The Canadian Press, May 10, 2018
A southern Alberta police chief is urging people not to leap to conclusions about how officers handled a racist confrontation at a local Denny’s last month.
“It’s very easy to armchair quarterback three weeks later when we have the videos out there and people wading in,” Lethbridge police Chief Rob Davis said Thursday. “But based on what we have, I’m confident that our officers acted appropriately.”
Monir Omerzai and three friends were at the restaurant in April waiting for their food when a woman in the next booth got into a heated exchange with them. Omerzai, who came to Canada from Afghanistan 13 years ago, filmed the woman yelling the group to go back to their country.
He posted the video on Facebook on Tuesday and it has since been viewed more than a million times.
Davis said police got a call around 12:50 a.m. about a fight at the restaurant, a common occurrence for a Saturday night. He said management wanted both groups to leave and officers were there to keep the peace.
Omerzai’s group was out by 1 a.m. and the woman, identified as Kelly Pocha of Cranbrook, B.C., left five minutes later with her husband.
“The context is incredibly important when you look at the small time frame, the information we had and the ultimate goal being to take care of the disturbance so they could have a peaceful operation in the restaurant.”

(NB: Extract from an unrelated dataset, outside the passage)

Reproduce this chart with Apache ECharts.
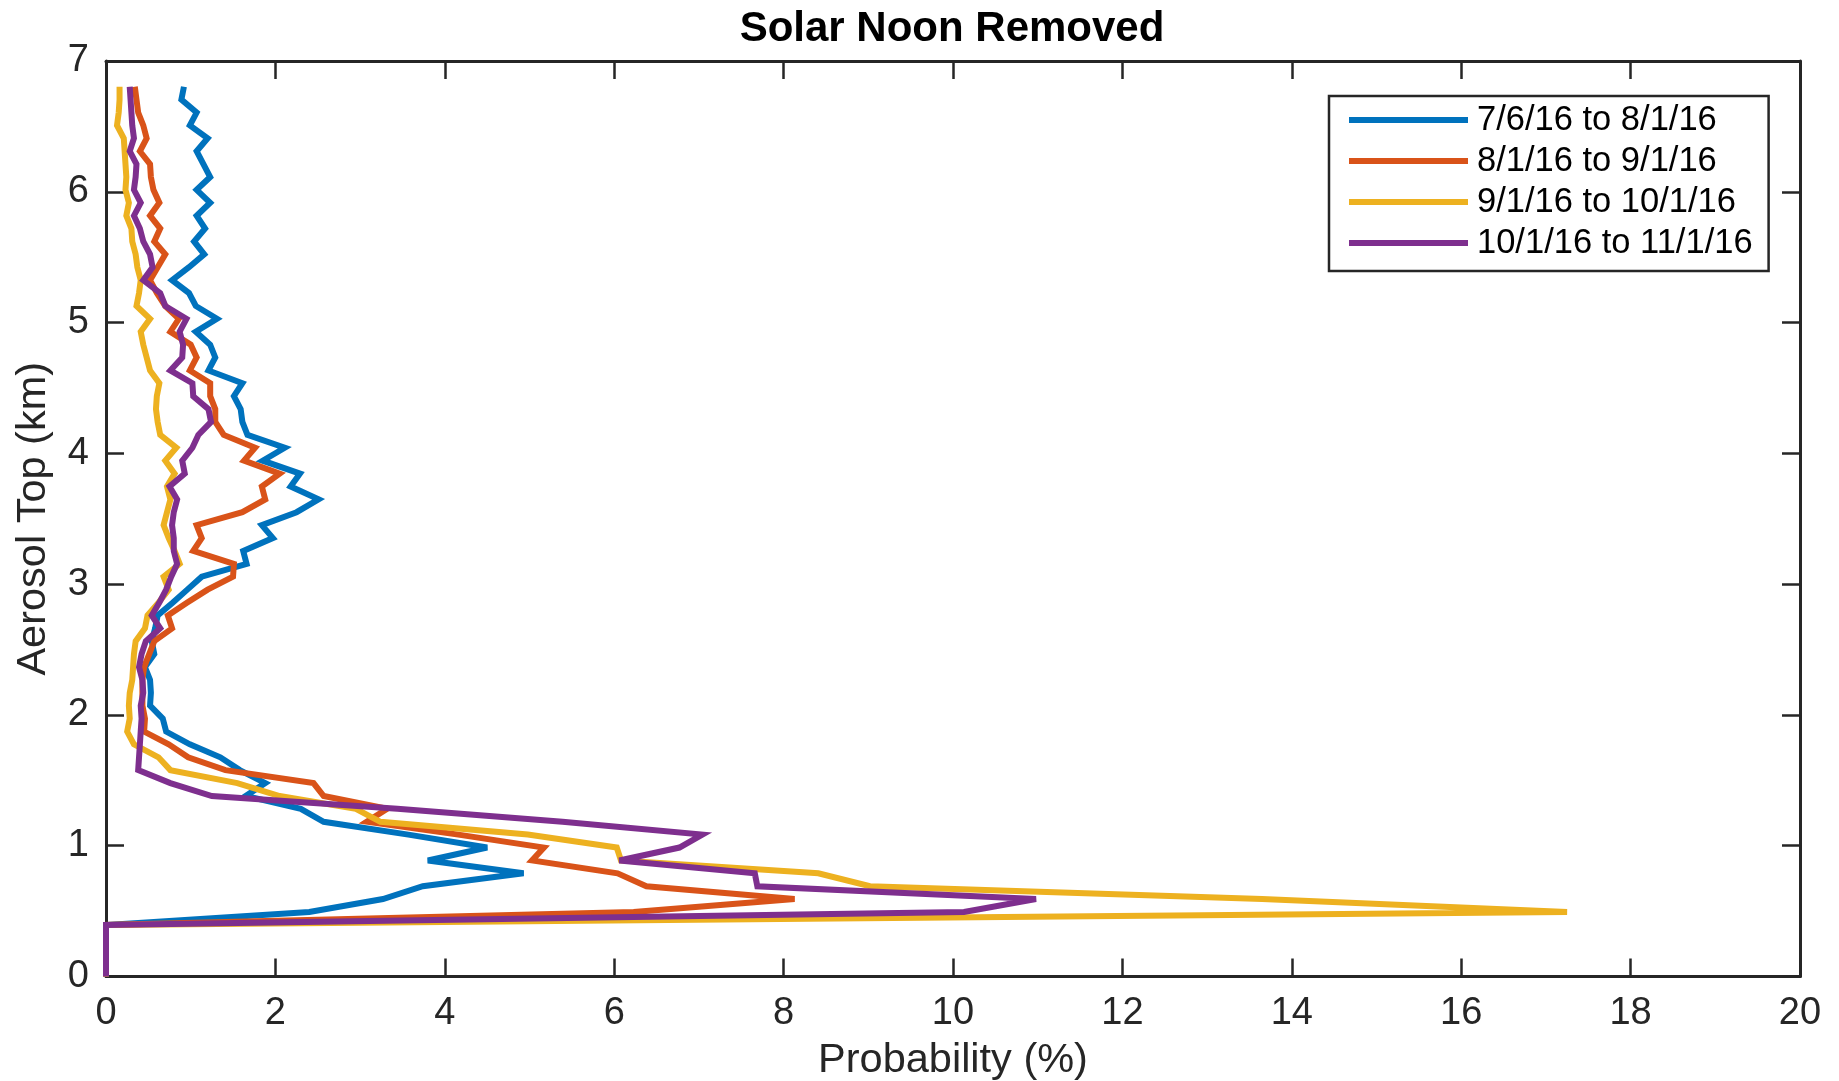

Davis said police need to fully investigate before knowing if charges will be laid or what they might be. Two of the four men in Omerzai’s group have been interviewed, but police have not yet reached out to Pocha, he said.
“Social media in itself is not evidence. It’s commentary, it’s opinion, but it is not evidence,” Davis said. “We are in the facts and evidence business and we can never … bring in rumour and speculation and (give) it the weight of evidence.”
The founder of a campaign which encourages people to confront bigotry head-on said videos like the one Omerzai posted make it harder to deny how big an issue racism remains in Canada.
“It puts it in people’s face a little bit more, which is an important thing,” Jesse Lipscombe, an actor and producer, said Thursday.
Lipscombe started the #makeitawkward campaign in 2016 after a man in a car hurled a racial slur at him while he was filming a public service announcement in downtown Edmonton. Lipscombe posted a video to social media of him confronting the people in the car and urged others not to be bystanders when they witness discrimination.
He said he was disappointed and frustrated — but not surprised — when he saw the video of the Denny’s fight.
“I’m trying really hard to not be desensitized to seeing these things on a daily basis,” Lipscombe said.
Video of such interactions helps counter those who deny that racism is alive and well in Canada, he said. But Lipscombe noted that even with video of what happened at Denny’s, some have questioned whether Omerzai and his friends did something to trigger the verbal attack.
Alfred Hermida, director of the University of British Columbia’s journalism school, said the social media landscape is driven by emotions rather than nuanced thought about complicated topics.
The most powerful emotions tend to be anger and disgust. Both are prevalent among the thousands of comments on the Denny’s video.
“We’ve never had this ability to broadcast to the world in an instant and to rush to judgment in an instant,” said Hermida, author of “Tell Everyone: Why We Share and Why it Matters.”
Pocha has been publicly shamed and lost her job at a car dealership, but Hermida questioned whether the broader context is being lost.
“What does this tell us about Canadian society? Are there larger issues at play here? And are there small, subtle acts of racism or sexism that happen every day that we don’t tackle because we focus on this one incident and blame it on one person?”